Plus it was fussy. It took me years to learn the craft of web development. No normal person had time for that sort of thing, unless they happened to go to college in 1995 for Radio, Television and Film at a school without a Radio, Television and Film department and was looking for something to do in between drinking binges.

This is how, after being handed boundless intellectual freedom, we handed it right back again. We needed funding to produce things, and that meant getting it from the people you were producing things for. It also fundamentally shifted who those people were, but that is a discussion for another time.

Also, since putting things on the internet required expertise most people didn’t have, we started leaning on group posting solutions, where some other company would facilitate our communication, sell us ads to pay for their super yachts, and spare us the burden of having to bother with knowing how anything worked. As we live in a world where there are fewer nice people than mean ones, this meant we also needed some gatekeeping and moderation after all. The internet is made of people, people are complicated, and anything we ever engage in as a group has no choice but to eventually become a perfect reflection of who we are. Most societies aren’t planned. They grow organically out of the process of the present becoming the past. We needed things then, we need different things now, and the place where all of this need was met grows around the residue this process leaves behind. The internet is no different.

This is how our space became Myspace. As we know, this all worked out for the best, 100% good no notes, and we never ran into friction again. We didn’t want the original promise, as it was boring and hard. We wanted an easier version where we could yell at each other anonymously, as opposed to real life, where you risk someone punching you in the nose if you act like an asshole. We wanted to buy cheap products and argue, and that is the world we made. When given the opportunity to make ourselves a better world, we declined, so that we could remake the old one over again but cheaper.

The thing is, I miss the original promise. I want the product that fifteen year old was sold in 1993. I was looking forward to the new marketplace of ideas, but didn’t expect that marketplace to look quite so much the suburban malls it would eventually drive to obsolescence. I understand why that promise was broken the instant it was made. I should, as I’ve spent my entire professional career helping break it. My friends and I built this mall on the promise that we could someday have our own spaces in it. Most of us just never bothered to do it.

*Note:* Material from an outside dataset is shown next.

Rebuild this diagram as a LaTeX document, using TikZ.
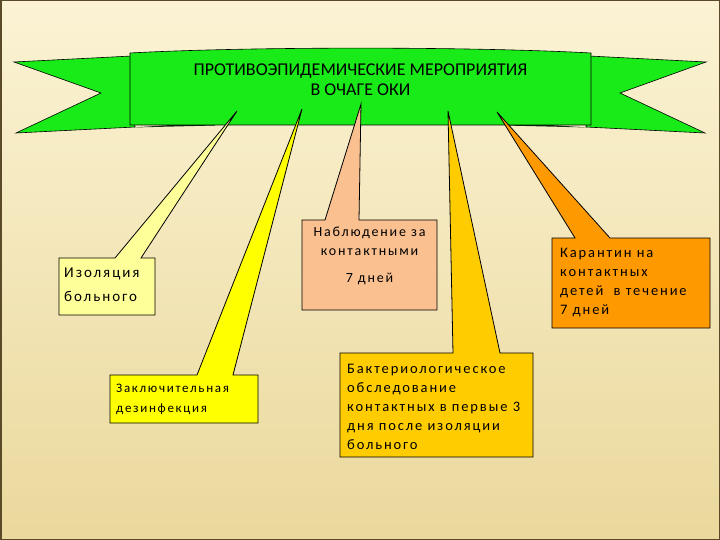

I’m a middle aged man now, and like many middle aged men, I’m circling back to all of my old unfulfilled promises, seeing if I can reap any fruit from these long abandoned orchards. I’ve never seen Indecent Proposal, but the same weekend that movie came out we entered into a morally questionable contract of our own, and I’m owed a debt. I made my first website in 1995, and have been making them for countless people on the road from then until now, hoping I could one day become my own benefactor. I fulfilled my end of the deal, and now it’s time for the internet to pay its debt to me.

This brings me to this website. I want to celebrate the original promise of the internet. Not this mean, cold, violent internet we have today, but the unrealistic, impractical, pointlessly noisy version I originally signed up for. I don’t want to sell you anything. I don’t particularly care if you read this or not. The only requirement this space has is to exist. I’ve been doing this long enough to know that real freedom on the internet can only be obtained when you let go of your need for attention. Just because you want to say something doesn’t mean that someone has to hear it. This entire exercise is to try to prove that if a tree falls in the forest unobvserved, that it still made a sound.

That’s the promise I was made, and the one I intend to keep in my little slice of our global mall. I want my small, out of the way corner on the upper floor, with no traffic or bother to get in the way of my patented brand of nonsense, and that’s what you can expect around here. You aren’t invited, but you are welcome. Let’s see what, if anything, I manage to do with it.